Le manuscrit les plus ancien qui soit rattaché au nom du sultan Hossein Bayqara, c'est le Zafarnameh écrit par Chir Ali en 1467-1468, avant que le sultan Hossein ne monte sur le trône. Ce livre manuscrit est consacré à la glorification des expéditions guerrières de Tamerlan et doit servir à affermir les droits d'Hossein, son successeur qui doit continuer son œuvre. Le manuscrit est composé dans les années 1480. Les experts considèrent que les miniatures sont du pinceau de Kamaleddin Behzad. Ainsi la miniature de La Construction d'une mosquée à Samarcande reflète typiquement l'intérêt de Behzad envers les situations quotidiennes et la description de diverses activités banales, ainsi que sa manière de figurer les poses et les personnages avec une pointe d'humour. Quelques miniatures semblent avoir été réalisées par un autre. La plupart de ces œuvres datent des années 1480-1490.
C'est de 1488 qu'est datée une autre œuvre de l'atelier d'Hossein, un exemplaire du Boustan de Saadi. Le style de Behzad s'y exprime à son mieux, avec des notes colorées et modulées donnant toute une gamme d'impressions de grandeur et de merveille. Les personnages ont des gestes et des attitudes pris sur le vif, mais beaucoup d'entre eux sont en fait des portraits d'après modèle. Quatre miniatures sont signées de Behzâd.

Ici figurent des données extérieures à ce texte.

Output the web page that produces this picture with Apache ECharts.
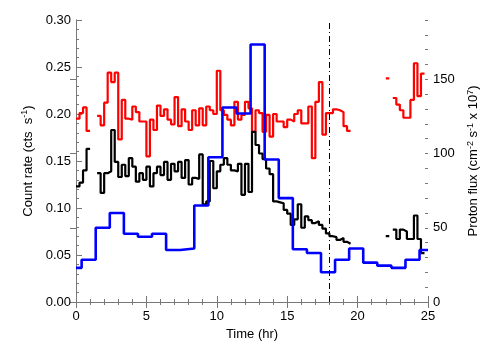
<!DOCTYPE html>
<html>
<head>
<meta charset="utf-8">
<script src="https://cdn.jsdelivr.net/npm/echarts@6/dist/echarts.min.js"></script>
<style>html,body{margin:0;padding:0;background:#fff}#c{width:504px;height:360px}</style>
</head>
<body>
<div id="c"></div>
<script>
// ---- data ----
const binHours = 0.25;            // width of the count-rate bins (hr)
const redRate = [
  0.195,0.201,0.207,0.182,null,null,0.198,0.188,0.212,0.244,
  0.234,0.244,0.173,0.215,0.195,0.194,0.208,0.202,0.192,0.192,
  0.155,0.194,0.183,0.209,0.198,0.205,0.194,0.189,0.218,0.187,
  0.205,0.192,0.183,0.204,0.188,0.206,0.188,0.208,0.204,0.200,
  0.246,0.204,0.199,0.194,0.188,0.213,0.194,0.199,0.213,0.206,
  0.181,0.204,0.201,0.181,0.199,0.176,0.200,0.192,0.192,0.186,
  0.194,0.192,0.200,0.204,0.190,0.190,0.208,0.153,0.213,0.234,
  0.178,0.201,0.201,0.205,0.204,0.202,0.187,0.182,null,null,
  null,null,null,null,null,null,null,null,0.238,null,
  0.217,0.210,0.204,0.196,0.196,0.215,0.254,0.219,0.243,null
];
const blackRate = [
  0.123,0.127,0.140,0.163,null,null,0.137,0.116,0.137,0.139,
  0.183,0.149,0.133,0.146,0.134,0.153,0.144,0.128,0.137,0.130,
  0.144,0.123,0.137,0.144,0.135,0.149,0.130,0.147,0.139,0.149,
  0.132,0.151,0.125,0.132,0.131,0.157,0.104,0.107,0.150,0.121,
  0.139,0.146,0.153,0.146,0.140,0.139,0.147,0.114,0.147,0.117,
  0.181,0.167,0.158,0.152,0.142,0.136,0.107,0.106,0.105,0.098,
  0.094,0.082,0.088,0.104,0.079,0.091,0.087,0.084,0.086,0.082,
  0.078,0.073,0.070,0.069,0.066,0.068,0.064,0.062,null,null,
  null,null,null,null,null,null,null,null,0.070,null,
  0.077,0.067,0.077,0.075,0.067,0.067,0.092,0.067,0.052,null
];
const protonBinStart = [0,0.4,1.4,2.4,3.4,4.4,5.4,6.4,7.4,8.4,9.4,10.4,11.4,12.4,13.4,14.4,15.4,16.4,17.4,18.4,19.4,20.4,21.4,22.4,23.4,24.4];
const protonBinEnd = 25;
const protonFlux = [23,28.5,50,60,46,44,46,35,36,65,97.5,131,127,173.5,96,70,35.5,33,20,28.5,36,26.5,24.5,23,28.5,35];
const xTicks = [0,5,10,15,20,25];
const leftTicks = [0.00,0.05,0.10,0.15,0.20,0.25,0.30];
const rightTicks = [0,50,100,150];
const markTime = 18;

// ---- build step outlines (data space) ----
function uniformSteps(vals, w){
  const pts = [];
  let open = false;
  for (let i = 0; i < vals.length; i++){
    const v = vals[i];
    if (v === null){ if (open){ pts.push([i*w, null]); open = false; } continue; }
    pts.push([i*w, v]); pts.push([(i+1)*w, v]); open = true;
  }
  return pts;
}
function edgeSteps(starts, end, vals){
  const pts = [];
  for (let i = 0; i < vals.length; i++){
    const e = i+1 < starts.length ? starts[i+1] : end;
    pts.push([starts[i], vals[i]]); pts.push([e, vals[i]]);
  }
  return pts;
}

const font = 'Liberation Sans, Arial, Helvetica, sans-serif';
const axisCol = '#777';
const chart = echarts.init(document.getElementById('c'), null, {renderer:'canvas'});
const rich = {
  sup: {fontSize: 9, fontFamily: font, color:'#000', verticalAlign:'top', lineHeight: 9},
  n: {fontSize: 13, fontFamily: font, color:'#000', lineHeight: 16}
};
chart.setOption({
  animation: false,
  backgroundColor: '#fff',
  grid: {left: 76, right: 76, top: 20, bottom: 58, containLabel: false},
  xAxis: [{
    type:'value', min:0, max:25, interval:5, position:'bottom',
    name:'Time (hr)', nameLocation:'middle', nameGap:24,
    nameTextStyle:{fontSize:13, fontFamily:font, color:'#000'},
    axisLine:{show:true, lineStyle:{color:axisCol, width:1}},
    axisTick:{show:true, inside:true, length:6, lineStyle:{color:axisCol}, customValues: xTicks},
    minorTick:{show:true, splitNumber:5, length:3, lineStyle:{color:axisCol}},
    axisLabel:{fontSize:13, fontFamily:font, color:'#000', margin:8, customValues: xTicks},
    splitLine:{show:false}
  },{
    type:'value', min:0, max:25, interval:5, position:'top',
    axisLine:{show:true, lineStyle:{color:axisCol, width:1}},
    axisTick:{show:true, inside:true, length:6, lineStyle:{color:axisCol}},
    minorTick:{show:true, splitNumber:5, length:3, lineStyle:{color:axisCol}},
    axisLabel:{show:false}, splitLine:{show:false}
  }],
  yAxis: [{
    type:'value', min:0, max:0.30, interval:0.05, position:'left',
    name:'{n|Count rate (cts  s}{sup|-1}{n|)}', nameLocation:'middle', nameGap:35,
    nameTextStyle:{rich: rich},
    axisLine:{show:true, lineStyle:{color:axisCol, width:1}},
    axisTick:{show:true, inside:true, length:6, lineStyle:{color:axisCol}},
    minorTick:{show:true, splitNumber:5, length:3, lineStyle:{color:axisCol}},
    axisLabel:{fontSize:13, fontFamily:font, color:'#000', margin:5, formatter: v => v.toFixed(2), customValues: leftTicks},
    splitLine:{show:false}
  },{
    type:'value', min:0, max:190, interval:50, position:'right',
    name:'{n|Proton flux (cm}{sup|-2}{n| s}{sup|-1}{n| x 10}{sup|7}{n|)}', nameLocation:'middle', nameGap:22,
    nameTextStyle:{rich: rich},
    axisLine:{show:true, lineStyle:{color:axisCol, width:1}},
    axisTick:{show:true, inside:true, length:6, lineStyle:{color:axisCol}, customValues: rightTicks},
    axisLabel:{fontSize:13, fontFamily:font, color:'#000', margin:5, customValues: rightTicks},
    splitLine:{show:false}
  },{
    type:'value', min:0, max:190, interval:10, position:'right',
    axisLine:{show:false},
    axisTick:{show:true, inside:true, length:3, lineStyle:{color:axisCol}},
    axisLabel:{show:false}, splitLine:{show:false}
  }],
  series: [{
    type:'line', name:'red', xAxisIndex:0, yAxisIndex:0, data: uniformSteps(redRate, binHours),
    showSymbol:false, connectNulls:false, lineStyle:{color:'#ff0000', width:2.2}, z:2,
    markLine:{silent:true, symbol:['none','none'], label:{show:false},
      lineStyle:{color:'#000', width:1, type:[6,3,1,3]}, data:[{xAxis: markTime}]}
  },{
    type:'line', name:'black', xAxisIndex:0, yAxisIndex:0, data: uniformSteps(blackRate, binHours),
    showSymbol:false, connectNulls:false, lineStyle:{color:'#000000', width:2.2}, z:3
  },{
    type:'line', name:'blue', xAxisIndex:0, yAxisIndex:1, data: edgeSteps(protonBinStart, protonBinEnd, protonFlux),
    showSymbol:false, lineStyle:{color:'#0000ff', width:2.6}, z:4
  }]
});
</script>
</body>
</html>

On peut enfin évoquer des manuscrits issus de la cour d'Hossein, une version du Khamseh qui est commandée par le prince timouride Aboul Qassim Babour (il gouverne de 1449 à 1457) et qui est restée inachevée à la mort du prince. Deux artistes la complètent dans les années 1480 : il s'agit de Sheikhi et de Mohammad Darvish dont les merveilleuses compositions sont dans un style légèrement différent de celui de Behzad, notamment par la représentation d'une végétation luxuriante et fantastique servant d'ornementation. En plus de ces commandes princières, il circule à l'époque à Hérat une quantité d'œuvres plus « commerciales » dont une partie subsite de nos jours, comme le Khavarnameh, conservé à la Chester Beatty Library de Dublin.